AMC Stock Hits Record Lows Despite Best Holiday Box Office Since 2021

AMC Stock Hits Record Lows Despite Best Holiday Box Office Since 2021

2026-01-10 companies

Leawood, Friday, 9 January 2026.
Shares touched historic lows near $1.45, defying an operational resurgence that included hosting Netflix’s Stranger Things finale and achieving its best pre-Christmas box office revenue since 2021.

Market Valuation Disconnect

As of market close on January 9, 2026, AMC Entertainment Holdings (AMC) presents a stark paradox to investors. While the company is capitalizing on a content resurgence, its equity value has eroded to historic lows. The stock traded between $1.45 and $1.70 on Friday, settling at $1.63 [1]. This price action follows a drop to a 52-week low of $1.44, representing a precipitous decline of -64.706% from its yearly high of $4.08 [1]. Despite the bearish sentiment, the underlying business reported its strongest pre-Christmas weekend since 2021, driven largely by the release of Avatar: Fire and Ash, which generated $88 million domestically and drew over 4 million guests [2]. This divergence suggests that while theater attendance is recovering, the market remains deeply skeptical of the company’s long-term capitalization.

Subdued Investor Sentiment

The skepticism is quantifiable in the stock’s recent performance metrics.
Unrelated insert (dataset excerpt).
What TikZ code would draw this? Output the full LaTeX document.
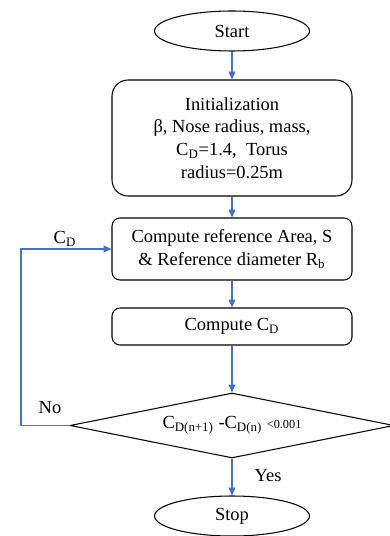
\documentclass[tikz,border=0pt]{standalone}
\usepackage{fontspec}
\setmainfont{Liberation Serif}
\usetikzlibrary{shapes.geometric,arrows.meta}
\definecolor{flowblue}{RGB}{68,114,196}
\begin{document}
\begin{tikzpicture}[x=0.02cm, y=-0.02cm,
	every node/.style={font=\fontsize{10.5}{13}\selectfont},
	term/.style={draw, ellipse, line width=0.6pt, minimum width=3.1cm, minimum height=0.8cm, inner sep=0pt},
	proc/.style={draw, rounded corners=0.16cm, line width=0.6pt, minimum width=4.8cm, align=center, inner sep=0pt},
	dec/.style={draw, diamond, aspect=5, line width=0.6pt, minimum width=6.48cm, minimum height=1.3cm, inner sep=0pt},
	flow/.style={draw=flowblue, line width=0.6pt, -{Triangle[width=4pt,length=4.5pt]}}]
	\useasboundingbox (0, 0) rectangle (389, 536);
	\node[term] (start) at (232, 31) {Start};
	\node[proc, rounded corners=0.32cm, minimum height=2.32cm] (init) at (232, 138)
		{Initialization\\ β, Nose radius, mass,\\ C\textsubscript{D}=1.4,\ \ Torus\\ radius=0.25m};
	\node[proc, minimum height=1.24cm] (ref) at (232, 249)
		{Compute\ reference\ Area,\ S\\ \&\ Reference\ diameter R\textsubscript{b}};
	\node[proc, minimum height=0.74cm] (cd) at (232, 326.5) {Compute C\textsubscript{D}};
	\node[dec] (test) at (232, 425.5)
		{C\textsubscript{D(n+1)} -C\textsubscript{D(n)} {\fontsize{7}{8}\selectfont <0.001}};
	\node[term] (stop) at (232, 516) {Stop};
	\coordinate (back) at (21, 425.5);
	% connectors
	\draw[flow] (start) -- (init);
	\draw[flow] (init) -- (ref);
	\draw[flow] (ref) -- (cd);
	\draw[flow] (cd) -- (test);
	\draw[flow] (test) -- (stop);
	\draw[flow] (test.west) -- (back) |- (ref.west);
	% labels
	\node (lcd) at (65, 239) {C\textsubscript{D}};
	\node (lno) at (50, 408) {No};
	\node (lyes) at (268, 476) {Yes};
\end{tikzpicture}
\end{document}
Over the past year, AMC has delivered a total shareholder return decline of 63.3%, with a sharp 36.4% drop occurring in just the last 30 days leading up to January 8 [3]. Currently, the company holds a market capitalization of approximately $836.1 million [1]. Analysts point to a disconnect between the trading price and the company’s fundamentals; for instance, some valuation models suggest a fair value of $3.34, significantly higher than current trading levels [3]. However, the market’s hesitation appears rooted in broader financial health concerns rather than immediate box office receipts.

A Strategic Pivot: The Netflix Collaboration

In an effort to diversify revenue streams and maximize theater utilization, AMC has notably warmed its relationship with streaming giant Netflix. This strategic shift was highlighted by the screening of the Stranger Things series finale across 231 U.S. locations in late 2025, which attracted over 753,000 attendees [4]. The demand was robust enough that AMC allocated nine times the originally envisioned seating capacity for the event [4]. This follows a successful trend of alternative content; in August 2025, a theatrical event for Netflix’s KPop Demon Hunters sold out over 1,300 theaters and reached the number one spot at the box office [4]. These collaborations mark a significant departure from the historical friction between exhibitors and streamers regarding theatrical windows.

Financial Realities and Future Outlook

Despite operational wins in content exhibition, AMC’s balance sheet remains a primary point of friction for institutional investors. As of September 2025, the company reported total liabilities of $9.80 billion against total assets of $8.02 billion, resulting in a shareholder equity deficit of -$1.78 billion [5]. The company also reported a net income loss of $298.20 million for that quarter [5]. To manage liquidity, AMC recently sold the majority of its stake in Hycroft Mining for $24.1 million [2]. Looking ahead, the company is preparing for its next earnings report on February 24, where analysts estimate revenue of $1.41 billion but expect a continued loss of 5 cents per share [2]. Furthermore, an amended note agreement allows for up to $150 million in stock offerings beginning in February 2026, which may be contributing to fears of further share dilution [2].